Viele der von Reiterer bisher identifizierten USA-Migrantinnen in der Sozialwissenschaft haben davor, Ende der 1920er Jahre, unter Charlotte Bühler am Psychologieinstitut in Wien studiert. Bühler war Teil des sozialreformerisch und sozialdemokratisch geprägten Kreises, zu dem auch die Autoren der wegweisenden Sozialstudie "Die Arbeitslosen von Marienthal" - Paul Lazarsfeld und Marie Jahoda - gehörten.
Sozialarbeit bereits 1910 akademisch
Mit "social work" wählten die Migrantinnen in den USA oft eine Disziplin, die in ihren Herkunftsländern erst Jahrzehnte später zu universitären Ehren kommen sollte. Sozialarbeit wurde in Österreich traditionellerweise auf eigenen Sozialakademien, erst seit Anfang 2000 an Fachhochschulen unterrichtet. In den USA war das anders.
"Sozialarbeit hat sich dort gemeinsam mit Soziologie und anderen Sozialwissenschaften entwickelt. Die gemeinsame Wurzel lag in den Reformbewegungen der zweiten Hälfte des 19. Jahrhunderts, als sich die Sozialwissenschaftler mit den ökonomischen und sozialen Problemen nach dem amerikanischen Bürgerkrieg beschäftigt haben", erklärt Reiterer.
Eine erste Vereinigung von Sozialwissenschaftlern wurde bereits 1865 gegründet, das erste Soziologieinstitut 1892 in Chicago eröffnet. Die verschiedenen Disziplinen begannen sich auszudifferenzieren.
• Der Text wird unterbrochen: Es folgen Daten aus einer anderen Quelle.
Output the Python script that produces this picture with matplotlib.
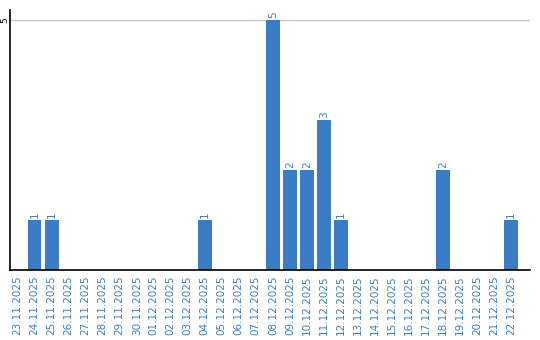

Sozialarbeit war bereits ab den 1910er Jahren ein Fach, das man mit einem Bachelor- oder Mastertitel, später auch mit einem Doktorat, abschließen konnte. Und es bot die Möglichkeit an einer Universität in der Lehre und Forschung tätig zu sein - das war das Beste, was viele der Wissenschaftlerinnen aus ihrer Situation machen konnten.